Should they run the schools directly, using their own management group, Achievement Schools? After all, Achievement Schools already is running five similar schools nearby, and the ASD was designed to improve schools in crisis.
Or should they join other ASD charter operators in declining to rescue Klondike Preparatory Elementary and Humes Preparatory Middle schools?
After crunching the numbers, they went with the second option. A different operator has applied to step in at Humes at the end of this school year, but Klondike will become the first school in the ASD to close.
The impending closure raises questions about why the state entity that promised to catapult struggling schools to excellence is instead letting at least one die. The answers lie largely in a persistent complaint among nonprofit charter operators running ASD schools in Memphis: There simply aren’t enough students to go around.
“We did our due diligence in looking at the finances and honestly we could not make it work,” ASD Superintendent Malika Anderson told Klondike parents last week. “We couldn’t provide a breadth of services here with the number of students available.”
Klondike has 135 students, even though it can enroll up to 750. At Humes, just 315 students attend class in a building designed for 900. A combination of strict rules that limit student recruitment and a dwindling school-age population have left the schools struggling to attract students — damaging not only their mission, but also their chief source of funding.
To operate both schools, Achievement Schools Executive Director Tim Ware said balancing the budget would require slashing teacher training, after-school instruction, and programs to help poor students.

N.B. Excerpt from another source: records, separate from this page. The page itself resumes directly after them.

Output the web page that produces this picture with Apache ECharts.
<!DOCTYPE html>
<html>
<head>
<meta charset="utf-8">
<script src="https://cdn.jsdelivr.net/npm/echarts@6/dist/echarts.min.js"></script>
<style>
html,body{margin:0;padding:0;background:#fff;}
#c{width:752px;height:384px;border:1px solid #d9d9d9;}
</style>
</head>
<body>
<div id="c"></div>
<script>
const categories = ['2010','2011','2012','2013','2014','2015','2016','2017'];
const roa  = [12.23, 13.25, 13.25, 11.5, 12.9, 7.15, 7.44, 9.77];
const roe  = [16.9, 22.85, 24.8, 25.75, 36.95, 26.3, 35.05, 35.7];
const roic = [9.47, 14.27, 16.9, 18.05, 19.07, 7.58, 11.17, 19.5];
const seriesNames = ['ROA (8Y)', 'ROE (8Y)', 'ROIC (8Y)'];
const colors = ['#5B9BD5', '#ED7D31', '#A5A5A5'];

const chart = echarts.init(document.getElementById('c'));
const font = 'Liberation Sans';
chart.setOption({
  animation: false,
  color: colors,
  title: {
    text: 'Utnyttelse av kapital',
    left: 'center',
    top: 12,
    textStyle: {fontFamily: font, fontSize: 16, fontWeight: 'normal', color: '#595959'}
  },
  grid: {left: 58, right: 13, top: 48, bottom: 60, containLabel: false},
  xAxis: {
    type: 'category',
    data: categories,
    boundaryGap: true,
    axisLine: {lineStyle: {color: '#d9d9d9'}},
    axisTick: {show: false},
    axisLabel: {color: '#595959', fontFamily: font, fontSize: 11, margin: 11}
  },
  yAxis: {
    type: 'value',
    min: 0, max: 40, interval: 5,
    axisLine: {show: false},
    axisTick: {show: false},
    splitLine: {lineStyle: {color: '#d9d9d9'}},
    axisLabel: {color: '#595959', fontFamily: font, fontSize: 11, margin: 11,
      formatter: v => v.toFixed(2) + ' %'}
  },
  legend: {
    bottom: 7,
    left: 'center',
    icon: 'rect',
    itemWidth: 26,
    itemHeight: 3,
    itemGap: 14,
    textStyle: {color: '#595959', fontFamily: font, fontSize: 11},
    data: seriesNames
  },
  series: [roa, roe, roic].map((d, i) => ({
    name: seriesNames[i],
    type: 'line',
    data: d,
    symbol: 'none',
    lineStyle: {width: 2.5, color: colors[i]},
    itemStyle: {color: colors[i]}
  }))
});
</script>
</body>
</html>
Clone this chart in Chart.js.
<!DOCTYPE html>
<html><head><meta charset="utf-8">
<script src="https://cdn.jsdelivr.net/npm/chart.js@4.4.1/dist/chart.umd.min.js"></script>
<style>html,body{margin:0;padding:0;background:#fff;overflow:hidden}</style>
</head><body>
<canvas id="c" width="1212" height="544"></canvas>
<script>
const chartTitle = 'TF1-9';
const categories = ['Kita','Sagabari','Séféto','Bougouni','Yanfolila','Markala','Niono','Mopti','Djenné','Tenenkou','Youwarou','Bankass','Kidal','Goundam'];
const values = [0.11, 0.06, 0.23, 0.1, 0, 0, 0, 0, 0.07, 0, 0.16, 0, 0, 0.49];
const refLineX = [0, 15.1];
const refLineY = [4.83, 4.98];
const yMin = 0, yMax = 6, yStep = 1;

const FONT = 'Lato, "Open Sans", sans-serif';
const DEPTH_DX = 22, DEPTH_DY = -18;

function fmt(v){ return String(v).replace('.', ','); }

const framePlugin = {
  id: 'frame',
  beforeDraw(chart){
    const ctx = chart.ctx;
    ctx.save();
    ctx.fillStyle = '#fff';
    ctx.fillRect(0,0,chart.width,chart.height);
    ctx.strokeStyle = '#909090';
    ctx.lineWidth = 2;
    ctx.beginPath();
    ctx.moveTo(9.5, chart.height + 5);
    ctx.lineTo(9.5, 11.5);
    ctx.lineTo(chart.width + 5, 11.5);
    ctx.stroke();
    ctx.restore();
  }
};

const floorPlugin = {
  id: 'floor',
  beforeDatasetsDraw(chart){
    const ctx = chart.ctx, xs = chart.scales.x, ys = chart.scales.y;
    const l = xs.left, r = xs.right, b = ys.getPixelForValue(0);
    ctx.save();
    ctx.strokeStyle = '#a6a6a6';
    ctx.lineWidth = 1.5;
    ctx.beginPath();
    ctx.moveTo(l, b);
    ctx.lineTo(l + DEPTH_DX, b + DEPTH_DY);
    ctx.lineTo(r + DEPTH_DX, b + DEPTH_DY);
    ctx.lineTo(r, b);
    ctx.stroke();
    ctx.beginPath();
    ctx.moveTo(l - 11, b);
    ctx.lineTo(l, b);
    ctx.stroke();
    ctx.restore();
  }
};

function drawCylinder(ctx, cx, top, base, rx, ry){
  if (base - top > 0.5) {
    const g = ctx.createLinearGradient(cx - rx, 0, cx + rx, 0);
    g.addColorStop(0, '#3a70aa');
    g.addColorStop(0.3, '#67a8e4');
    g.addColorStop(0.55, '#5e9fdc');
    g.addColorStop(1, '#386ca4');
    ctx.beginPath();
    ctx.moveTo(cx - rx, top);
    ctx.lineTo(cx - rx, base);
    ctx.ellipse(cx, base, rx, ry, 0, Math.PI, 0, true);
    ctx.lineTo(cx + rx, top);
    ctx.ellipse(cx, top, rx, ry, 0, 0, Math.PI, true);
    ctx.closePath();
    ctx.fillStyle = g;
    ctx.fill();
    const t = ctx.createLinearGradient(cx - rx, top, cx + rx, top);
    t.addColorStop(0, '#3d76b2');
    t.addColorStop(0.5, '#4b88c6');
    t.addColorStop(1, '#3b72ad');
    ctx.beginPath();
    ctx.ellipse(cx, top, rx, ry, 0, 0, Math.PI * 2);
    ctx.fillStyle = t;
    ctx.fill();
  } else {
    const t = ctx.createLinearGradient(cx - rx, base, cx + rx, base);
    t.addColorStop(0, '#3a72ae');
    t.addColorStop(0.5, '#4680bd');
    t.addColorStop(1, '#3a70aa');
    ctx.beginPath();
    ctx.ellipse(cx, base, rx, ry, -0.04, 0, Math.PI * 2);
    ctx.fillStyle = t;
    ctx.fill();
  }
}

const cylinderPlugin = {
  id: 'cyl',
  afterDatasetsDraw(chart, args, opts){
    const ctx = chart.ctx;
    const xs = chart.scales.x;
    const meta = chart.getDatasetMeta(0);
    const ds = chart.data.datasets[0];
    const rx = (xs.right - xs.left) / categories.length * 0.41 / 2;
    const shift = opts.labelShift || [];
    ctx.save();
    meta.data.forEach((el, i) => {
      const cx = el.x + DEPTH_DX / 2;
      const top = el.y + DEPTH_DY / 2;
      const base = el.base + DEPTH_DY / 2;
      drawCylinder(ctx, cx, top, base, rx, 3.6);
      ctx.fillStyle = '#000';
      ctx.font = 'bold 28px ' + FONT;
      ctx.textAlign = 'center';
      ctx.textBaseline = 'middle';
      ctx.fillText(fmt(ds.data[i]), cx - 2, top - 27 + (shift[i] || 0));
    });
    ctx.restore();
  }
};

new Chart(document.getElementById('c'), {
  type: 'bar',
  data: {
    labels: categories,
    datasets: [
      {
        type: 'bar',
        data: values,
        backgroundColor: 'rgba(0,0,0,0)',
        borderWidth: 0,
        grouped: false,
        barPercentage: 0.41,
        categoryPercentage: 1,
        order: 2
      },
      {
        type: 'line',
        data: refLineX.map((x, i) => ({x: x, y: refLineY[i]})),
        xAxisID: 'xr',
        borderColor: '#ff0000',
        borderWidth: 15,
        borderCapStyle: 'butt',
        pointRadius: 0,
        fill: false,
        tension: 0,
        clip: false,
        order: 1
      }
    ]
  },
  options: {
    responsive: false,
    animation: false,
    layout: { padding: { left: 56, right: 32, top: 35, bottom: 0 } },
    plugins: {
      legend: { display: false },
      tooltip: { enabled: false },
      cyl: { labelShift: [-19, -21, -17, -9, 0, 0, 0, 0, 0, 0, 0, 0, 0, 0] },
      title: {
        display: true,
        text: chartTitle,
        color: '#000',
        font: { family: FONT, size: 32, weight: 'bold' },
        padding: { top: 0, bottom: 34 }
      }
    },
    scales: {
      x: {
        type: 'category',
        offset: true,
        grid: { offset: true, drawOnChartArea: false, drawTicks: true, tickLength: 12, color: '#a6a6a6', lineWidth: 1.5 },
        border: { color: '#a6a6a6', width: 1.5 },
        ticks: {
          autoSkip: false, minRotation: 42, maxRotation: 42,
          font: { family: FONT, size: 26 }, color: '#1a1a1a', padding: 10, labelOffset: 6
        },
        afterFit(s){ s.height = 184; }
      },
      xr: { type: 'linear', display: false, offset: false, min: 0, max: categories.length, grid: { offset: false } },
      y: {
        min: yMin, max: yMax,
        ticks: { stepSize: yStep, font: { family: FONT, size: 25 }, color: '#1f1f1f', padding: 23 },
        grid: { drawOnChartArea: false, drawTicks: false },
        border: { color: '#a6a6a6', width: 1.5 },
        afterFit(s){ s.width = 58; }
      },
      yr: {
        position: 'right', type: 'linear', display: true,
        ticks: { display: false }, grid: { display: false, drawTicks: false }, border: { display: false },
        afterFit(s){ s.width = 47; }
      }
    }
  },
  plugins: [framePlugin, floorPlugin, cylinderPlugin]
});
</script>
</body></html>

“When you strip education down to those bare bones, there’s real questions about the value of that education,” Ware said. “It costs extra money to take a school that’s challenged to create the necessary supports to turn it around.”
Officials in Shelby County Schools, the local district that previously ran the schools, already had drawn the same conclusion. The district has been pouring millions of federal and philanthropic dollars into 21 struggling schools through a turnaround initiative known as the Innovation Zone, allowing them to add extra services for students and training for teachers.

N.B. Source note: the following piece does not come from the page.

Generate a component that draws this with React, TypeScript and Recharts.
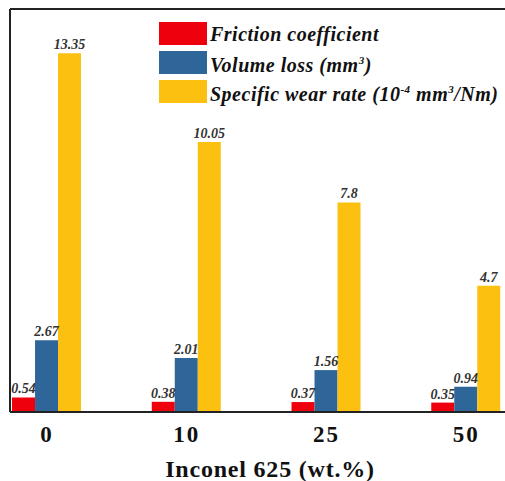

The local district also has about 22,000 more seats than students, and it recently kicked off a process to bring those two numbers in line by closing and consolidating schools.
The dynamic is not unique to Memphis, according to Ethan Gray, whose nonprofit, Education Cities, helps cities plan for the future. He said charter operators like KIPP, which is pulling out of another ASD school this spring, are learning that success in some cities might not easily be replicated in others.
“There are a number of cities that are facing declining enrollment issues where the economics of opening and running schools is really, really hard,” Gray said.
“The reality for a lot of [charter operators] that are being recruited by cities is that the conditions have to be favorable for them to set up shop and run schools that are effective economically and academically,” he added.
In Memphis, where the ASD operates 31 schools, it doesn’t appear that those conditions are in place. That raises another question about the state entity: Shouldn’t it have seen these demographic challenges coming?
Some local officials say yes — and that Tennessee shouldn’t have made the bold school-improvement promises it did without solutions.
“This goes back to the heart of the original problem. Dwindling enrollment, small schools,” said David Reaves, a former school board member who now sits on the Shelby County Board of Commissioners and has long been critical of the ASD. “The state thought the best thing was to bring in a charter operator to grow the school. But the reality is the school population isn’t there.”